General information
- Type: Hang glider
- National origin: United Kingdom
- Manufacturer: Avian Limited
- Designer: Steve Elkins and Neil Hammerton
- Status: In production

History
- Variant: Avian Cheetah

= Avian Java =

British hang glider

The Avian Java is a British high-wing, single-place, advanced sports hang glider, designed by Steve Elkins and Neil Hammerton and produced by Avian Limited of Hope Valley, Derbyshire.

==Design and development==
The Java was designed as an advanced recreational hang glider. It was later developed into the "topless" Java Comp 150 which dispensed with the kingpost and top wire rigging, although it retained the lower flying wires. The Java Comp 150 later evolved into the Avian Cheetah competition glider. All Java models are British Hang Gliding and Paragliding Association certified.
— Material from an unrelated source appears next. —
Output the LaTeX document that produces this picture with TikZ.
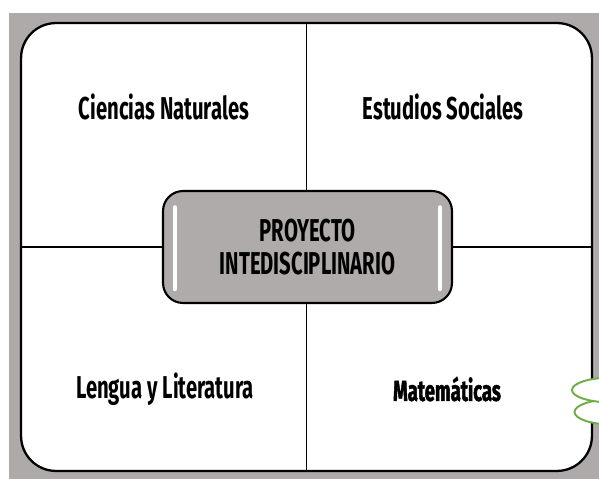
\documentclass[tikz,border=0pt]{standalone}
\usepackage{fontspec}
\setmainfont{Fira Sans}[FakeStretch=0.64]
\usetikzlibrary{positioning, shapes.geometric}
\definecolor{panelgray}{HTML}{AEAAAA}
\definecolor{boxgray}{HTML}{AFABAB}
\definecolor{cloudgreen}{HTML}{70AD47}
\tikzset{%
   % white frame split into four areas
   frame/.style={
      draw=black,
      line width=1.3pt,
      fill=white,
      rounded corners=0.7cm,
      minimum width=11.42cm,
      minimum height=8.96cm
   },
   divider/.style={
      draw=black,
      line width=0.8pt
   },
   area/.style={
      font=\bfseries\fontsize{18}{19}\selectfont
   },
   hub/.style={
      draw=black,
      line width=1.2pt,
      fill=boxgray,
      rounded corners=0.4cm,
      minimum width=5.78cm,
      minimum height=2.24cm,
      align=center,
      font=\bfseries\fontsize{18}{19}\selectfont
   },
   shine/.style={
      draw=white,
      line width=2.5pt,
      line cap=round
   },
   cloud/.style={
      ellipse,
      draw=cloudgreen,
      line width=1.1pt,
      fill=white
   },
}

\begin{document}
\begin{tikzpicture}[x=0.02cm, y=-0.02cm]
    \useasboundingbox (0,0) rectangle (599,479);
    \fill[panelgray] (9,13) rectangle (599,479);
    \node[frame] (F) at (306.5,247) {};
    \draw[divider] (F.north) -- (F.south);
    \draw[divider] (F.west) -- (F.east);
    \node[area] (cn) at (164,107) {Ciencias Naturales};
    \node[area] (es) at (443,107) {Estudios Sociales};
    \node[area] (ll) at (165,389) {Lengua y Literatura};
    \node[area, font=\bfseries\fontsize{16.5}{18}\selectfont\addfontfeatures{FakeBold=1.5}] (ma) at (447,389) {Matemáticas};
    \node[hub] (P) at (307.5,247) {PROYECTO\\INTEDISCIPLINARIO};
    \coordinate (s1) at ([xshift=0.26cm, yshift=0.3cm]P.south west);
    \coordinate (s2) at ([xshift=0.26cm, yshift=-0.35cm]P.north west);
    \coordinate (s3) at ([xshift=-0.26cm, yshift=0.3cm]P.south east);
    \coordinate (s4) at ([xshift=-0.26cm, yshift=-0.35cm]P.north east);
    \draw[shine] (s1) -- (s2);
    \draw[shine] (s3) -- (s4);
    \begin{scope}
        \clip (0,0) rectangle (599,479);
        \node[cloud, minimum width=1.5cm, minimum height=0.5cm] (c2) at (612,412) {};
        \node[cloud, minimum width=1.6cm, minimum height=0.5cm] (c1) at (612,390) {};
    \end{scope}
\end{tikzpicture}
\end{document}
The Java 155 model is typical of the line and is made from aluminum tubing, with the wing covered in Dacron sailcloth. Its 10.0 m span wing has a nose angle of 125° and an aspect ratio of 7.0:1. The acceptable pilot hook-in weight is 70 to 110 kg.

The Java 155 can be folded up to a 31 kg package, 5.9 m in length for ground transportation on a car top. It can also be further broken down to a length of 4.6 m when required for airline or similar space-restricted travel.

==Variants==
- Java 140
Current production version, with 9.5 m span wing, area of 13.0 m2, a nose angle of 125deg; and an aspect ratio of 6.5:1. The acceptable pilot hook-in weight is 50 to 80 kg.
- Java 150
Circa 2003 version no longer in production. Has 10.0 m span wing, area of 13.9 m2, a nose angle of 125deg; and an aspect ratio of 7.3:1. The acceptable pilot hook-in weight is 60 to 95 kg.
- Java 155
Current production version, with 10.0 m span wing, with an area of 14.4 m2, a nose angle of 125° and an aspect ratio of 7.0:1.
- Java Comp 150
Circa 2003 "topless" competition version no longer in production, replaced by the Avian Cheetah. Has 10.0 m span wing, with an area of 13.7 m2, a nose angle of 125° and an aspect ratio of 7.3:1.